EducationHQ reported on the news, noting Robinson’s view that there was an urgent need to rapidly roll out effective education programs which had critical thinking teaching solidly embedded.
“Critical thinking, and especially the cultivation of the habit of asking ‘why’ and requiring plausible justification for policies or actions, is a shield against bias, prejudice, propaganda, misinformation and the incessant pressures of social media,” Robinson said.
Dobson was surprised by the views and assumptions canvassed in the article.
“[There was] the assumption that critical thinking hasn’t been something that’s tried to be taught,” he explains.
“And I think sometimes this happens when you get people outside their domain of expertise talking about other domains of expertise – [in this case it] was a scientist talking about education.”
Of course the idea of teaching critical thinking in the classroom is an appealing one, Dobson says.
Unfortunately it just doesn’t stack up in practice, he adds.
“We want our students to be critical thinkers … but it’s the end piece, and we don’t get to the end piece without a lot of work going before it.”
While mastering a skill is done via lots of practice, Dobson says, critical thinking is more the cumulation of lots of skills.
A well sequenced, knowledge-rich curriculum is key to building a rich knowledge base for all students, Dobson says.
“[We need to be] thinking carefully about what knowledge we’re teaching, and that’s not just an individual teacher teaching one subject in one year, but over the years that we have students in our schools, how are we building knowledge throughout the years?”
Taking the example of History, Dobson shares how schools he’s worked with have carefully sequenced the learning from the early years up.
“…in Grade 1 we might start off looking at something like the history of Mesopotamia or Ancient Egypt, and then we can build on that in Grade 2 with Ancient Greek civilisations.
“And then in Grade 3 we might be looking at Roman civilisations, and then in Grade 4 it might be Islamic empires.”

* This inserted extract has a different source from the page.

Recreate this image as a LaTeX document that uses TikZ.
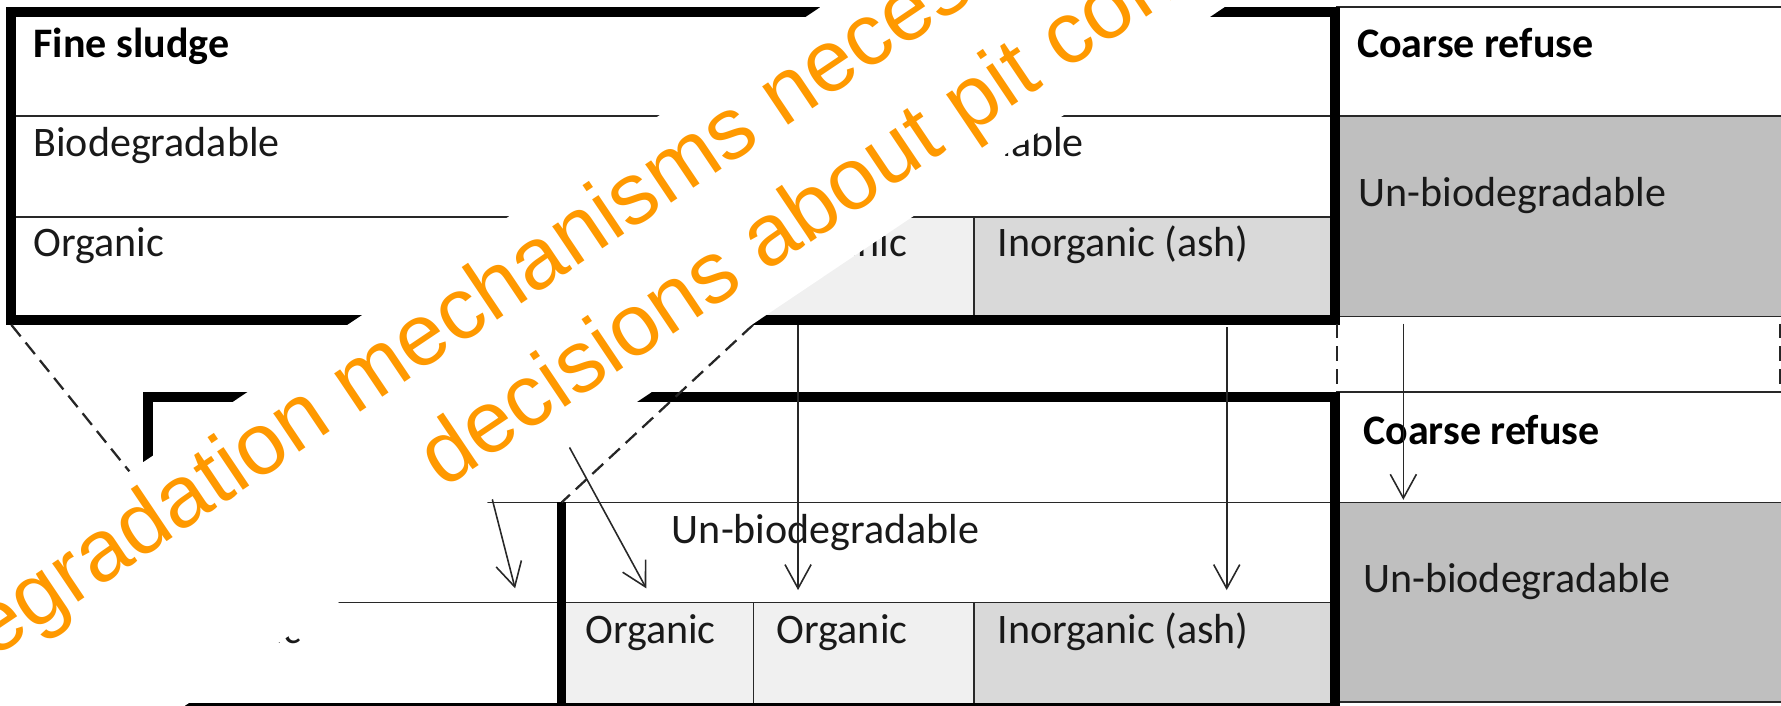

Grade 5 then builds on this by looking at Chinese dynasties, before a text like Where the Mountain Meets the Moon is introduced which allows students to practice and apply the knowledge that they’ve learned, Dobson concludes.
“And then we can match it to Australian history and see how Australian civilisation has emerged over the last 60,000 years, and what similarities and differences there are.
“[Here] we’ve got something to compare it to, rather than assuming that kids might have some of these [knowledge bases]…”
Back in 2022, UNSW Sydney’s Emeritus Professor John Sweller told EducationHQ that despite the hastening agenda to teach students how to think critically and creatively, there’s no evidence of any instructional strategy that can do so.
According to the influential educational psychologist, it’s only domain-specific knowledge stored in long-term memory plus our innate ability that allows these capabilities to flourish.
“At the end of the day, if you can think critically (or creatively) about something, it’s because you have a lot of knowledge about it,” he said at the time.
“If you try to teach it, all it does is take away time from teaching what really matters, and [what] really assists critical and creative thinking, and that’s knowledge.”
Sweller is best known for formulating cognitive load theory, which is one of the most highly cited theories in educational psychology.
Dobson would like to see some changes made to the National Curriculum.
“What I would love to see is a much more defined curriculum where the knowledge that we actually expect in each year level is laid out much clearer.
“Often we hear that the curriculum is overloaded. What I think happens though is when we look at the curriculum in F-2, there’s not a lot of content in it.
“But then you look at the Grade 3 curriculum and there’s all this assumed knowledge that teachers are expected to build on, but because it hasn’t been well sequenced in the years beforehand, it becomes a big assumption and not all our students have that knowledge.”
A similarly big jump happens again at Grade 5 and again at Grade 6, Dobson says.
“There’s assumed knowledge, and curriculum hasn’t spelt out when that prior knowledge needed to be taught.”